1) Sporadic Relationship:

There is nothing "sporadic" about Barack Obama delivering hundreds of thousands of dollars over a period of many years to fund Bill Ayers’ radical education projects, not to mention many millions more to benefit Ayers’ radical education allies. We are talking about a substantial and lengthy working relationship here, one that does not depend on the quality of personal friendship or number of hours spent in the same room together (although the article greatly underestimates that as well).

2) Ayers Redeemed:

Shane’s article buys the spin on Ayers’ supposed rehabilitation offered by the Obama campaign and Ayers’ supporters in Chicago. In this view, whatever Ayers did in the 1960's has somehow been redeemed by Ayers’ later turn to education work.

[. . .]

The trouble with this is that Ayers doesn’t view his terrorism as a mistake.
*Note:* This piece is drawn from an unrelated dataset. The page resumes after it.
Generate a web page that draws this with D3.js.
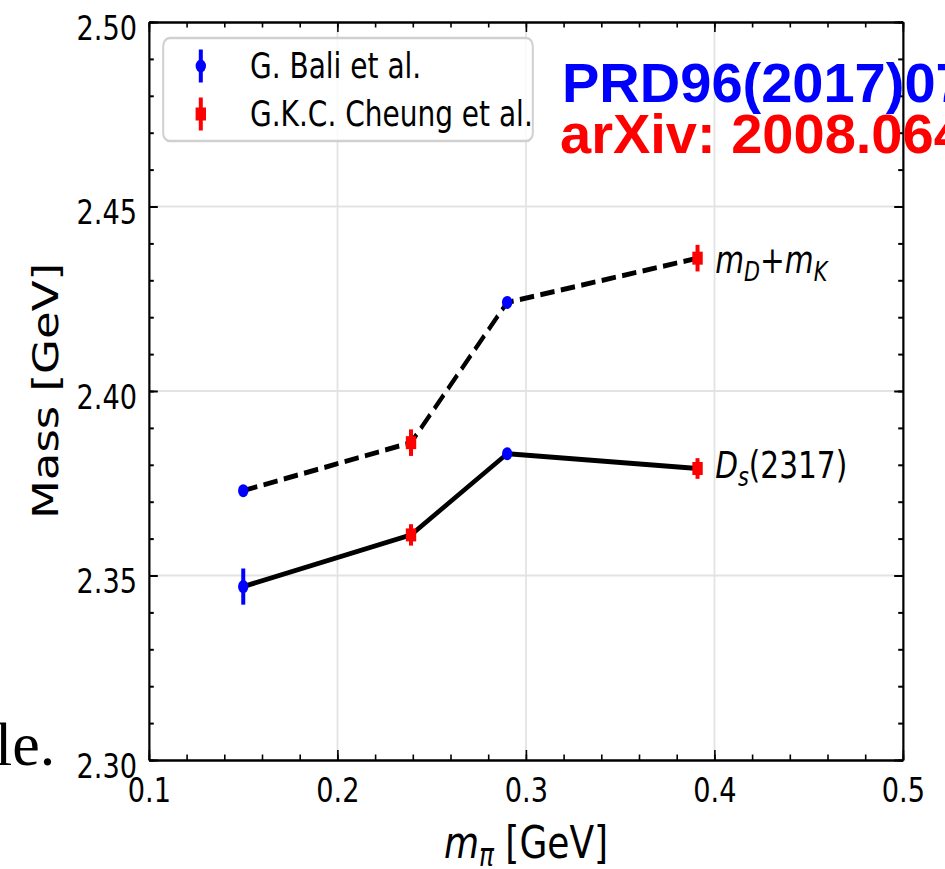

How can he be forgiven when he’s not repentant? Nor does Ayers see his education work as a repudiation of his early radicalism. On the contrary, Ayers sees his education work as carrying on his radicalism in a new guise. The point of Ayers’ education theory is that the United States is a fundamentally racist and oppressive nation. Students, Ayers believes, ought to be encouraged to resist this oppression. Obama was funding Ayers’ "small schools" project, built around this philosophy. Ayers’ radicalism isn’t something in the past. It’s something to which Obama gave moral and financial support as an adult. So when Shane says that Obama has never expressed sympathy for Ayers’ radicalism, he’s flat wrong. Obama’s funded it.

3) Obama Endorsed Ayers' Radical Views:

Obama was perfectly aware of Ayers’ radical views, since he read and publicly endorsed, without qualification, Ayers’ book on juvenile crime. That book is quite radical, expressing doubts about whether we ought to have a prison system at all, comparing America to South Africa’s apartheid system, and contemptuously dismissing the idea of the United States as a kind or just country. Shane mentions the book endorsement, yet says nothing about the book’s actual content. Nor does Shane mention the panel about Ayers’ book, on which Obama spoke as part of a joint Ayers-Obama effort to sink the 1998 Illinois juvenile crime bill. Again, we have unmistakable evidence of a substantial political working relationship.

4) Ignoring Contra Views:

The Times also ignores the fact that I’ve [Kurtz] published a detailed statement from the Obama camp on the relationship between Ayers and Obama at the Chicago Annenberg Challenge. (See "Obama’s Challenge.") Maybe that’s because attention to that statement would force them to acknowledge and report on my detailed reply.

5) Hiding The Facts:

Shane’s story also omits any mention of the fact that access to the Chicago Annenberg Challenge records was blocked. What’s more, thanks to a University of Chicago law student’s Freedom of Information Act (FOIA) request, we now know that access to the documents was blocked by an old Obama associate, Ken Rolling, on the day I first tried to see them. And as a result of my own FOIA, we also have evidence that Rolling may have been less than fully forthcoming on the question of Ayers’ possible role in elevating Obama to board chair at Anneberg. In fact, Rolling seems to have been withholding information from a New York Times reporter. I’ve made this material public in a piece called, "Founding Brothers."

Obama and his elite media allies, such as Scott Shane, continue to downplay the Obama/Ayers association. I remain thankful that Governor Palin and Stanley Kurtz will not let them get away with it.